Friday, April 20, 2012

DYLATOV'S ENCORE by Amy Suto

A mysterious woman with amnesia must reconcile her past as a lethal spy for a black ops organization who will stop at nothing to make sure she doesn't discover the truth about why she lost her memory. Bourne Identity meets Point of No Return. Inspired by true events.

How It Works

Email Rob the first ten pages of your feature length screenplay (in pdf. format) along with a logline and title. Every Friday one of us (or a guest reviewer) posts one writer's work along with notes and a:

Rating

Trash It (Start over.)
Take Another Pass (You're onto something, but it needs more work.)
More Please (I'm hooked. What happens next?)
Somebody Shoot This!

Readers then vote and comment on your work.


*** Dan Dollar and Amy Suto have joined Feedback Friday as regular reviewers. If you are interested in doing a guest review contact Rob via Email or Twitter. ***


This week Rob read the 1st 10 pages of Amy Suto's DYALTOV'S ENCORE.

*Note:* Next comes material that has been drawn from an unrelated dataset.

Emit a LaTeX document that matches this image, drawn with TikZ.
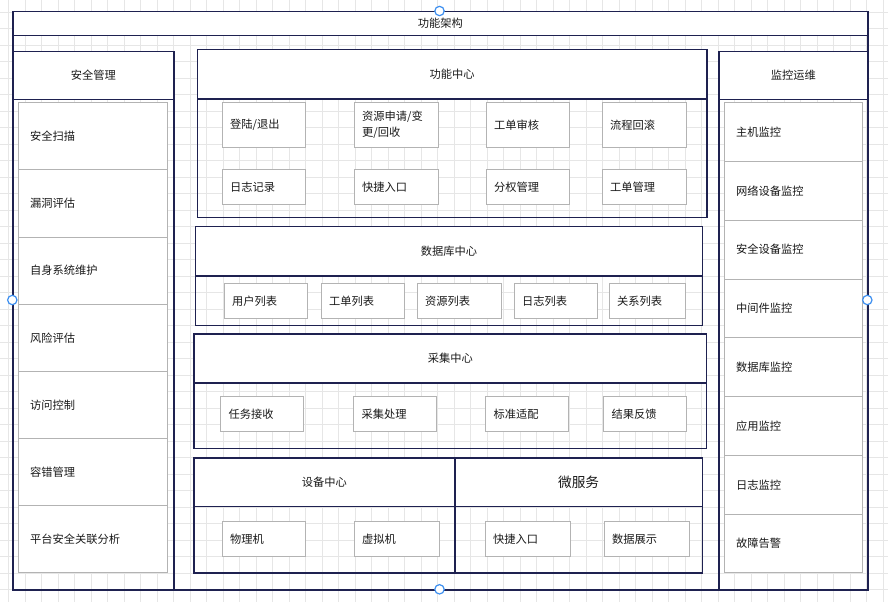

The logline is pretty solid and enticing as is. Could it be a little tighter? Perhaps:

An amnesiac must reconcile her past as a lethal spy before a black ops organization makes sure she doesn't discover the truth about why she lost her memory. 


The first scene is an active, establishing one in which a violent storm assaults an island. Amy's verb choice is excellent. Words like slam, tear, ripping, and rise give the reader a very visual image of what is going on. Right from the start you've got a movie playing in your head.


We then move to a high tower office with a panoramic view of "the battle below" where we meet Erick Prince and his subordinate Chynna. There's a sense that they belong to some sort of paramilitary operation and it's very clear that Chynna is accustomed to being the one calling the shots. We also learn that she's after a weapon that she's been tracking for years.


Page one begins with a cinematic opening, tension between characters and some dramatic questions: Who are these people? Whom do they work for? What is this weapon and what happens if they don't find it?


Another cinematic sequence follows in which Chynna narrates events (that unfold on screen) that occurred in the northern Ural Mountains in 1959. I won't go into detail here, but let's just say it was a bad day for Yuri and an even worse one for his buddies.


When Chynna's voice over ends we are back in the tower office. There is an exchange between Erick and Chynna that sets up the stakes. Whoever was behind the Dylatov incident plans to strike again. But this time they will be coming for Yuri and they won't stop there. In order to stop them Chynna will need, "the one we left behind."


Next, we smash cut to a Russian town where we meet Dale, an American novelist. He's not given an age, which is a huge screenwriting no no. It's essential to give some indication. Marlon Brando, for example, can conjure up two very different images. Is it Brando from Street Car or Brando from The Island of Dr. Moreau? (By the way, don't use actor's names in your character descriptions. It doesn't hurt to have an idea of who's playing it in your head, but leave the casting to the casting director.)


I go into detail about the next couple of pages in my notes. But to sum it up, this is where we meet the protagonist, Alexia. The biggest problem I found here was too much dialogue and too little action. When getting exposition out there it needs to be done in a visually interesting way. 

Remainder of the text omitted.